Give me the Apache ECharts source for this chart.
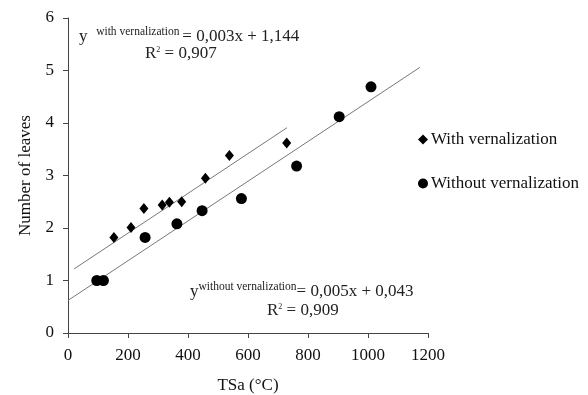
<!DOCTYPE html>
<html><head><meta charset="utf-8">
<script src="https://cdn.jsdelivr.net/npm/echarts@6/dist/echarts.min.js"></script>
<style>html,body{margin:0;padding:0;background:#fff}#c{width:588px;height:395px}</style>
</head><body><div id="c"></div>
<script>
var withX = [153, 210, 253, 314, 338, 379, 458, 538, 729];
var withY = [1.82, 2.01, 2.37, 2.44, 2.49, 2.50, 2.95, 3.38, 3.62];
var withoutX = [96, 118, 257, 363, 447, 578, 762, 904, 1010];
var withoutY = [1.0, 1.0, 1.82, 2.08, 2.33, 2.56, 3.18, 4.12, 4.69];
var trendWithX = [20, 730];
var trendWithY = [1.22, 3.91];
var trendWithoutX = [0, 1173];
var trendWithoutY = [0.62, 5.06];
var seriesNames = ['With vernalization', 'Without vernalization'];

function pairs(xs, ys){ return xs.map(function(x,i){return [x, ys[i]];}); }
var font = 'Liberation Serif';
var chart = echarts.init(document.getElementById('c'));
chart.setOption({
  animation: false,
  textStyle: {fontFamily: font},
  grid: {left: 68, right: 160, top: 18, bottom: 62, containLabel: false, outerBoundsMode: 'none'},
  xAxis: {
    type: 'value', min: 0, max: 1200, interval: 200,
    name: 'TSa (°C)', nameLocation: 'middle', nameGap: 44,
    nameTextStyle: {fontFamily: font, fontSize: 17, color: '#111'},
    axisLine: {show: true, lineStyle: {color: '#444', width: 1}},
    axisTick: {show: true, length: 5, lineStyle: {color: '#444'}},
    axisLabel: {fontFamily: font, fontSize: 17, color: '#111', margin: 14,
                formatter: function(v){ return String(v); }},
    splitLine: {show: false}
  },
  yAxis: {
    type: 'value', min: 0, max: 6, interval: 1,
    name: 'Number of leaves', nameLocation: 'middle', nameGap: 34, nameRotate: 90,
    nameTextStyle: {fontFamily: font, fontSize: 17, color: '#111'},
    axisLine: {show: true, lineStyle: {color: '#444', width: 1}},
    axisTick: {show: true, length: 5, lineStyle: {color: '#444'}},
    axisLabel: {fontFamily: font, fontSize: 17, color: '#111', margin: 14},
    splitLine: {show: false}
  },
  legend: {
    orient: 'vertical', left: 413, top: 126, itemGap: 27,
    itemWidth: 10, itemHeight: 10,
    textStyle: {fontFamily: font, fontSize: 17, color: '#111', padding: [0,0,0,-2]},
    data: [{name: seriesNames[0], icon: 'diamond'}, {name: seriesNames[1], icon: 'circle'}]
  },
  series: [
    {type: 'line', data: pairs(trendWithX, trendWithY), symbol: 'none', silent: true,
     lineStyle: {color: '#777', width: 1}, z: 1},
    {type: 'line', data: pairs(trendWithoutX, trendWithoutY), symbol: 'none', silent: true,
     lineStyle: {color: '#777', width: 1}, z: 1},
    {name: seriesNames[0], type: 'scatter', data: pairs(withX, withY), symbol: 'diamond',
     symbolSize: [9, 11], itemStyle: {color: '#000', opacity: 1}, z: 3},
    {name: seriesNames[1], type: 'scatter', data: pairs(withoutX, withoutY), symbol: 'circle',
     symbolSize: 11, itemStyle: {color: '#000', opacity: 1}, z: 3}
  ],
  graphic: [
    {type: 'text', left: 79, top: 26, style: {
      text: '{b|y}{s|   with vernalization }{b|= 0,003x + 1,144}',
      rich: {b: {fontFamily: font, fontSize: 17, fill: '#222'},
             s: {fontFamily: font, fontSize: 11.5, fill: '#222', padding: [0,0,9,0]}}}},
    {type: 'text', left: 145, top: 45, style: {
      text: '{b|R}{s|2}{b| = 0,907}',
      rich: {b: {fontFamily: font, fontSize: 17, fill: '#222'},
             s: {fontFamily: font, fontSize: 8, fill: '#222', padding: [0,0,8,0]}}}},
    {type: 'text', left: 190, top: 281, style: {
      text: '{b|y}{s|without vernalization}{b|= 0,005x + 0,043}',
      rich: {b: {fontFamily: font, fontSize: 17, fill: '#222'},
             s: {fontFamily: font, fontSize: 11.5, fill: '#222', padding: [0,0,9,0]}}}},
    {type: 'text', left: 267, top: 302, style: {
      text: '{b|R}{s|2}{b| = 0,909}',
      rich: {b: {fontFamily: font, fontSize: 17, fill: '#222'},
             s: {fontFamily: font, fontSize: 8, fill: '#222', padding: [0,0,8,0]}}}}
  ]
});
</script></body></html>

• THE PROBLEM: Omit pictures; set down the rest of the material word for word.

• COMPLETED EXERCISE:
Give me the Apache ECharts source for this chart.
<!DOCTYPE html>
<html><head><meta charset="utf-8">
<script src="https://cdn.jsdelivr.net/npm/echarts@6/dist/echarts.min.js"></script>
<style>html,body{margin:0;padding:0;background:#fff}#c{width:588px;height:395px}</style>
</head><body><div id="c"></div>
<script>
var withX = [153, 210, 253, 314, 338, 379, 458, 538, 729];
var withY = [1.82, 2.01, 2.37, 2.44, 2.49, 2.50, 2.95, 3.38, 3.62];
var withoutX = [96, 118, 257, 363, 447, 578, 762, 904, 1010];
var withoutY = [1.0, 1.0, 1.82, 2.08, 2.33, 2.56, 3.18, 4.12, 4.69];
var trendWithX = [20, 730];
var trendWithY = [1.22, 3.91];
var trendWithoutX = [0, 1173];
var trendWithoutY = [0.62, 5.06];
var seriesNames = ['With vernalization', 'Without vernalization'];

function pairs(xs, ys){ return xs.map(function(x,i){return [x, ys[i]];}); }
var font = 'Liberation Serif';
var chart = echarts.init(document.getElementById('c'));
chart.setOption({
  animation: false,
  textStyle: {fontFamily: font},
  grid: {left: 68, right: 160, top: 18, bottom: 62, containLabel: false, outerBoundsMode: 'none'},
  xAxis: {
    type: 'value', min: 0, max: 1200, interval: 200,
    name: 'TSa (°C)', nameLocation: 'middle', nameGap: 44,
    nameTextStyle: {fontFamily: font, fontSize: 17, color: '#111'},
    axisLine: {show: true, lineStyle: {color: '#444', width: 1}},
    axisTick: {show: true, length: 5, lineStyle: {color: '#444'}},
    axisLabel: {fontFamily: font, fontSize: 17, color: '#111', margin: 14,
                formatter: function(v){ return String(v); }},
    splitLine: {show: false}
  },
  yAxis: {
    type: 'value', min: 0, max: 6, interval: 1,
    name: 'Number of leaves', nameLocation: 'middle', nameGap: 34, nameRotate: 90,
    nameTextStyle: {fontFamily: font, fontSize: 17, color: '#111'},
    axisLine: {show: true, lineStyle: {color: '#444', width: 1}},
    axisTick: {show: true, length: 5, lineStyle: {color: '#444'}},
    axisLabel: {fontFamily: font, fontSize: 17, color: '#111', margin: 14},
    splitLine: {show: false}
  },
  legend: {
    orient: 'vertical', left: 413, top: 126, itemGap: 27,
    itemWidth: 10, itemHeight: 10,
    textStyle: {fontFamily: font, fontSize: 17, color: '#111', padding: [0,0,0,-2]},
    data: [{name: seriesNames[0], icon: 'diamond'}, {name: seriesNames[1], icon: 'circle'}]
  },
  series: [
    {type: 'line', data: pairs(trendWithX, trendWithY), symbol: 'none', silent: true,
     lineStyle: {color: '#777', width: 1}, z: 1},
    {type: 'line', data: pairs(trendWithoutX, trendWithoutY), symbol: 'none', silent: true,
     lineStyle: {color: '#777', width: 1}, z: 1},
    {name: seriesNames[0], type: 'scatter', data: pairs(withX, withY), symbol: 'diamond',
     symbolSize: [9, 11], itemStyle: {color: '#000', opacity: 1}, z: 3},
    {name: seriesNames[1], type: 'scatter', data: pairs(withoutX, withoutY), symbol: 'circle',
     symbolSize: 11, itemStyle: {color: '#000', opacity: 1}, z: 3}
  ],
  graphic: [
    {type: 'text', left: 79, top: 26, style: {
      text: '{b|y}{s|   with vernalization }{b|= 0,003x + 1,144}',
      rich: {b: {fontFamily: font, fontSize: 17, fill: '#222'},
             s: {fontFamily: font, fontSize: 11.5, fill: '#222', padding: [0,0,9,0]}}}},
    {type: 'text', left: 145, top: 45, style: {
      text: '{b|R}{s|2}{b| = 0,907}',
      rich: {b: {fontFamily: font, fontSize: 17, fill: '#222'},
             s: {fontFamily: font, fontSize: 8, fill: '#222', padding: [0,0,8,0]}}}},
    {type: 'text', left: 190, top: 281, style: {
      text: '{b|y}{s|without vernalization}{b|= 0,005x + 0,043}',
      rich: {b: {fontFamily: font, fontSize: 17, fill: '#222'},
             s: {fontFamily: font, fontSize: 11.5, fill: '#222', padding: [0,0,9,0]}}}},
    {type: 'text', left: 267, top: 302, style: {
      text: '{b|R}{s|2}{b| = 0,909}',
      rich: {b: {fontFamily: font, fontSize: 17, fill: '#222'},
             s: {fontFamily: font, fontSize: 8, fill: '#222', padding: [0,0,8,0]}}}}
  ]
});
</script></body></html>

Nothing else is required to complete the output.